— Begin Provided information —

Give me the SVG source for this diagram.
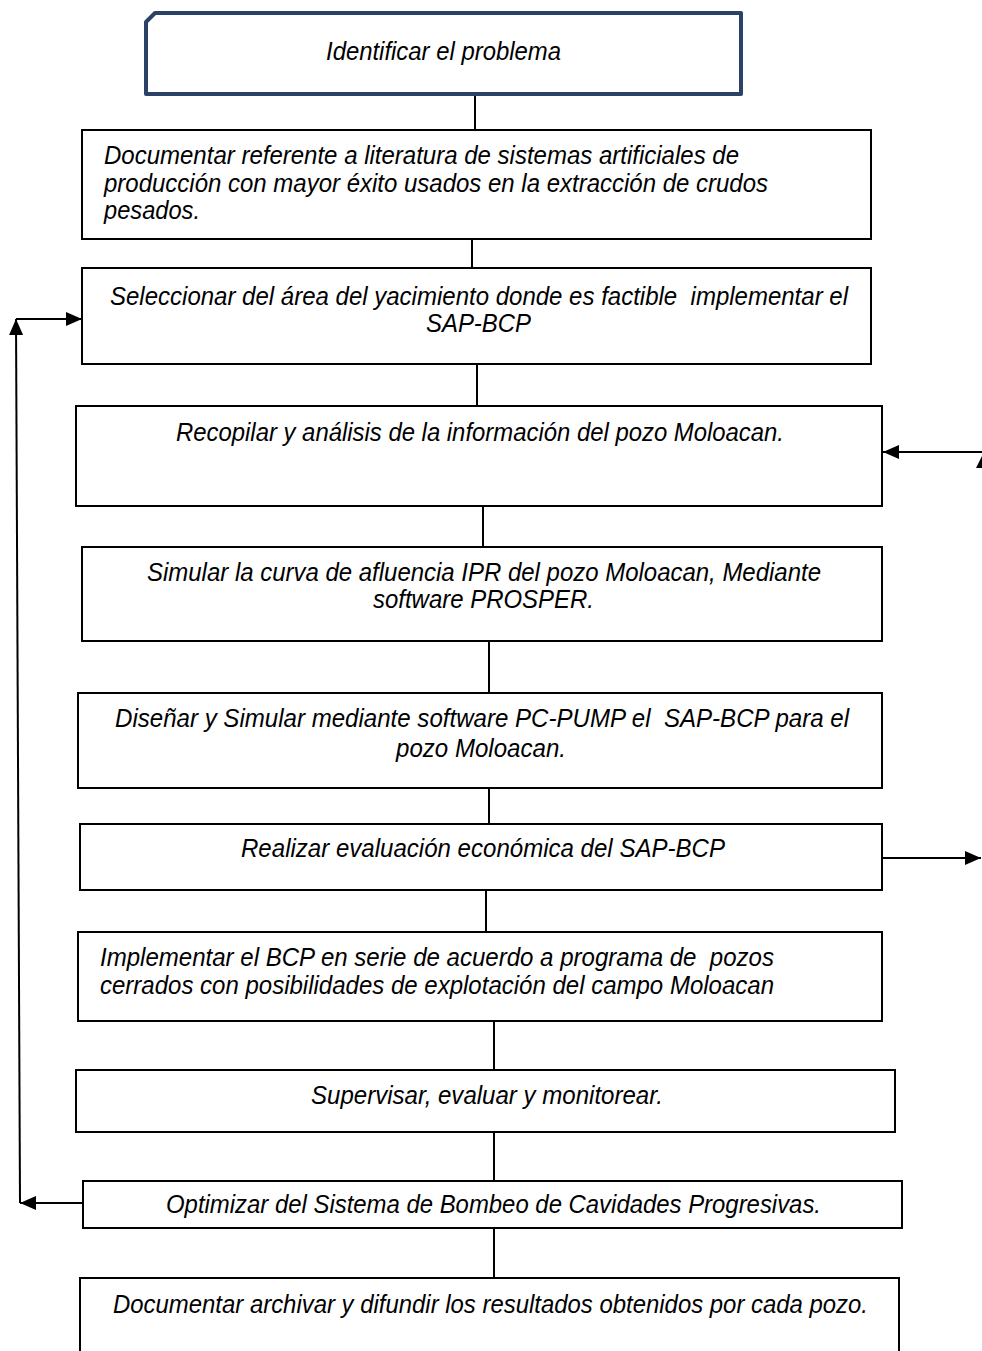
<svg xmlns="http://www.w3.org/2000/svg" width="982" height="1351" viewBox="0 0 982 1351">
<style>
.box{fill:#ffffff;stroke:#000000;stroke-width:2}
.top{fill:#ffffff;stroke:#2B4266;stroke-width:4;stroke-linejoin:round}
.t{font-family:"Liberation Sans",Arial,sans-serif;font-style:italic;font-size:25px;fill:#000000}
.c{stroke:#000000;stroke-width:2;fill:none}
.ah{fill:#000000}
</style>
<defs>
<marker id="arr" viewBox="0 0 16 14" refX="16" refY="7" markerWidth="16" markerHeight="14" markerUnits="userSpaceOnUse" orient="auto">
<path d="M0,0 L16,7 L0,14 Z" class="ah"/>
</marker>
</defs>
<rect width="982" height="1351" fill="#ffffff"/>
<g id="connectors">
<line class="c" x1="475" y1="94" x2="475" y2="130"/>
<line class="c" x1="472" y1="239" x2="472" y2="268"/>
<line class="c" x1="477" y1="364" x2="477" y2="406"/>
<line class="c" x1="483" y1="506" x2="483" y2="547"/>
<line class="c" x1="489" y1="641" x2="489" y2="693"/>
<line class="c" x1="489" y1="788" x2="489" y2="824"/>
<line class="c" x1="486" y1="890" x2="486" y2="932"/>
<line class="c" x1="494" y1="1021" x2="494" y2="1070"/>
<line class="c" x1="494" y1="1132" x2="494" y2="1181"/>
<line class="c" x1="494" y1="1228" x2="494" y2="1278"/>
<line class="c" x1="83" y1="1203" x2="20" y2="1203" marker-end="url(#arr)"/>
<line class="c" x1="20" y1="1203" x2="16" y2="319" marker-end="url(#arr)"/>
<line class="c" x1="16" y1="319" x2="82" y2="319" marker-end="url(#arr)"/>
<line class="c" x1="982" y1="452" x2="883" y2="452" marker-end="url(#arr)"/>
<line class="c" x1="882" y1="858" x2="981" y2="858" marker-end="url(#arr)"/>
<path class="ah" d="M982,456 L982,468 L976,468 Z"/>
</g>
<g id="n1">
<path class="top" d="M155,13 L741,13 L741,94 L146,94 L146,22 Z"/>
<text class="t" x="443.5" y="60" text-anchor="middle" textLength="235" lengthAdjust="spacingAndGlyphs">Identificar el problema</text>
</g>
<g id="n2">
<rect class="box" x="82" y="130" width="789" height="109"/>
<text class="t" x="104" y="164" textLength="635" lengthAdjust="spacingAndGlyphs">Documentar referente a literatura de sistemas artificiales de</text>
<text class="t" x="104" y="192" textLength="664" lengthAdjust="spacingAndGlyphs">producción con mayor éxito usados en la extracción de crudos</text>
<text class="t" x="104" y="219" textLength="96" lengthAdjust="spacingAndGlyphs">pesados.</text>
</g>
<g id="n3">
<rect class="box" x="82" y="268" width="789" height="96"/>
<text class="t" x="110" y="305" textLength="738" lengthAdjust="spacingAndGlyphs" xml:space="preserve">Seleccionar del área del yacimiento donde es factible  implementar el</text>
<text class="t" x="426" y="332" textLength="105" lengthAdjust="spacingAndGlyphs">SAP-BCP</text>
</g>
<g id="n4">
<rect class="box" x="76" y="406" width="806" height="100"/>
<text class="t" x="176" y="441" textLength="608" lengthAdjust="spacingAndGlyphs">Recopilar y análisis de la información del pozo Moloacan.</text>
</g>
<g id="n5">
<rect class="box" x="82" y="547" width="800" height="94"/>
<text class="t" x="147" y="581" textLength="674" lengthAdjust="spacingAndGlyphs">Simular la curva de afluencia IPR del pozo Moloacan, Mediante</text>
<text class="t" x="373" y="608" textLength="221" lengthAdjust="spacingAndGlyphs">software PROSPER.</text>
</g>
<g id="n6">
<rect class="box" x="78" y="693" width="804" height="95"/>
<text class="t" x="115" y="727" textLength="734" lengthAdjust="spacingAndGlyphs" xml:space="preserve">Diseñar y Simular mediante software PC-PUMP el  SAP-BCP para el</text>
<text class="t" x="396" y="757" textLength="170" lengthAdjust="spacingAndGlyphs">pozo Moloacan.</text>
</g>
<g id="n7">
<rect class="box" x="80" y="824" width="802" height="66"/>
<text class="t" x="241" y="857" textLength="484" lengthAdjust="spacingAndGlyphs">Realizar evaluación económica del SAP-BCP</text>
</g>
<g id="n8">
<rect class="box" x="78" y="932" width="804" height="89"/>
<text class="t" x="100" y="966" textLength="674" lengthAdjust="spacingAndGlyphs" xml:space="preserve">Implementar el BCP en serie de acuerdo a programa de  pozos</text>
<text class="t" x="100" y="994" textLength="674" lengthAdjust="spacingAndGlyphs">cerrados con posibilidades de explotación del campo Moloacan</text>
</g>
<g id="n9">
<rect class="box" x="76" y="1070" width="819" height="62"/>
<text class="t" x="311" y="1104" textLength="352" lengthAdjust="spacingAndGlyphs">Supervisar, evaluar y monitorear.</text>
</g>
<g id="n10">
<rect class="box" x="83" y="1181" width="819" height="47"/>
<text class="t" x="166" y="1213" textLength="655" lengthAdjust="spacingAndGlyphs">Optimizar del Sistema de Bombeo de Cavidades Progresivas.</text>
</g>
<g id="n11">
<rect class="box" x="80" y="1278" width="819" height="90"/>
<text class="t" x="113" y="1313" textLength="755" lengthAdjust="spacingAndGlyphs">Documentar archivar y difundir los resultados obtenidos por cada pozo.</text>
</g>
</svg>
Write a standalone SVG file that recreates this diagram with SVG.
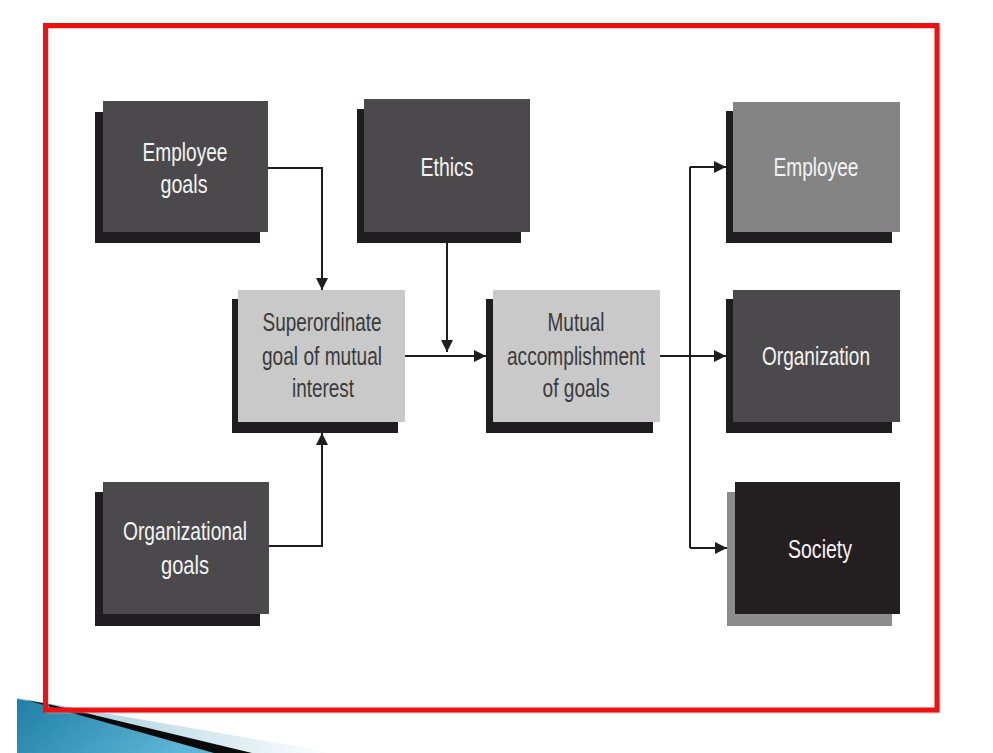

— End Provided information —

Leave out the pictures and restate everything else word for word.

§ **The output**
Give me the SVG source for this diagram.
<svg xmlns="http://www.w3.org/2000/svg" width="982" height="1351" viewBox="0 0 982 1351">
<style>
.box{fill:#ffffff;stroke:#000000;stroke-width:2}
.top{fill:#ffffff;stroke:#2B4266;stroke-width:4;stroke-linejoin:round}
.t{font-family:"Liberation Sans",Arial,sans-serif;font-style:italic;font-size:25px;fill:#000000}
.c{stroke:#000000;stroke-width:2;fill:none}
.ah{fill:#000000}
</style>
<defs>
<marker id="arr" viewBox="0 0 16 14" refX="16" refY="7" markerWidth="16" markerHeight="14" markerUnits="userSpaceOnUse" orient="auto">
<path d="M0,0 L16,7 L0,14 Z" class="ah"/>
</marker>
</defs>
<rect width="982" height="1351" fill="#ffffff"/>
<g id="connectors">
<line class="c" x1="475" y1="94" x2="475" y2="130"/>
<line class="c" x1="472" y1="239" x2="472" y2="268"/>
<line class="c" x1="477" y1="364" x2="477" y2="406"/>
<line class="c" x1="483" y1="506" x2="483" y2="547"/>
<line class="c" x1="489" y1="641" x2="489" y2="693"/>
<line class="c" x1="489" y1="788" x2="489" y2="824"/>
<line class="c" x1="486" y1="890" x2="486" y2="932"/>
<line class="c" x1="494" y1="1021" x2="494" y2="1070"/>
<line class="c" x1="494" y1="1132" x2="494" y2="1181"/>
<line class="c" x1="494" y1="1228" x2="494" y2="1278"/>
<line class="c" x1="83" y1="1203" x2="20" y2="1203" marker-end="url(#arr)"/>
<line class="c" x1="20" y1="1203" x2="16" y2="319" marker-end="url(#arr)"/>
<line class="c" x1="16" y1="319" x2="82" y2="319" marker-end="url(#arr)"/>
<line class="c" x1="982" y1="452" x2="883" y2="452" marker-end="url(#arr)"/>
<line class="c" x1="882" y1="858" x2="981" y2="858" marker-end="url(#arr)"/>
<path class="ah" d="M982,456 L982,468 L976,468 Z"/>
</g>
<g id="n1">
<path class="top" d="M155,13 L741,13 L741,94 L146,94 L146,22 Z"/>
<text class="t" x="443.5" y="60" text-anchor="middle" textLength="235" lengthAdjust="spacingAndGlyphs">Identificar el problema</text>
</g>
<g id="n2">
<rect class="box" x="82" y="130" width="789" height="109"/>
<text class="t" x="104" y="164" textLength="635" lengthAdjust="spacingAndGlyphs">Documentar referente a literatura de sistemas artificiales de</text>
<text class="t" x="104" y="192" textLength="664" lengthAdjust="spacingAndGlyphs">producción con mayor éxito usados en la extracción de crudos</text>
<text class="t" x="104" y="219" textLength="96" lengthAdjust="spacingAndGlyphs">pesados.</text>
</g>
<g id="n3">
<rect class="box" x="82" y="268" width="789" height="96"/>
<text class="t" x="110" y="305" textLength="738" lengthAdjust="spacingAndGlyphs" xml:space="preserve">Seleccionar del área del yacimiento donde es factible  implementar el</text>
<text class="t" x="426" y="332" textLength="105" lengthAdjust="spacingAndGlyphs">SAP-BCP</text>
</g>
<g id="n4">
<rect class="box" x="76" y="406" width="806" height="100"/>
<text class="t" x="176" y="441" textLength="608" lengthAdjust="spacingAndGlyphs">Recopilar y análisis de la información del pozo Moloacan.</text>
</g>
<g id="n5">
<rect class="box" x="82" y="547" width="800" height="94"/>
<text class="t" x="147" y="581" textLength="674" lengthAdjust="spacingAndGlyphs">Simular la curva de afluencia IPR del pozo Moloacan, Mediante</text>
<text class="t" x="373" y="608" textLength="221" lengthAdjust="spacingAndGlyphs">software PROSPER.</text>
</g>
<g id="n6">
<rect class="box" x="78" y="693" width="804" height="95"/>
<text class="t" x="115" y="727" textLength="734" lengthAdjust="spacingAndGlyphs" xml:space="preserve">Diseñar y Simular mediante software PC-PUMP el  SAP-BCP para el</text>
<text class="t" x="396" y="757" textLength="170" lengthAdjust="spacingAndGlyphs">pozo Moloacan.</text>
</g>
<g id="n7">
<rect class="box" x="80" y="824" width="802" height="66"/>
<text class="t" x="241" y="857" textLength="484" lengthAdjust="spacingAndGlyphs">Realizar evaluación económica del SAP-BCP</text>
</g>
<g id="n8">
<rect class="box" x="78" y="932" width="804" height="89"/>
<text class="t" x="100" y="966" textLength="674" lengthAdjust="spacingAndGlyphs" xml:space="preserve">Implementar el BCP en serie de acuerdo a programa de  pozos</text>
<text class="t" x="100" y="994" textLength="674" lengthAdjust="spacingAndGlyphs">cerrados con posibilidades de explotación del campo Moloacan</text>
</g>
<g id="n9">
<rect class="box" x="76" y="1070" width="819" height="62"/>
<text class="t" x="311" y="1104" textLength="352" lengthAdjust="spacingAndGlyphs">Supervisar, evaluar y monitorear.</text>
</g>
<g id="n10">
<rect class="box" x="83" y="1181" width="819" height="47"/>
<text class="t" x="166" y="1213" textLength="655" lengthAdjust="spacingAndGlyphs">Optimizar del Sistema de Bombeo de Cavidades Progresivas.</text>
</g>
<g id="n11">
<rect class="box" x="80" y="1278" width="819" height="90"/>
<text class="t" x="113" y="1313" textLength="755" lengthAdjust="spacingAndGlyphs">Documentar archivar y difundir los resultados obtenidos por cada pozo.</text>
</g>
</svg>
Write a standalone SVG file that recreates this diagram with SVG.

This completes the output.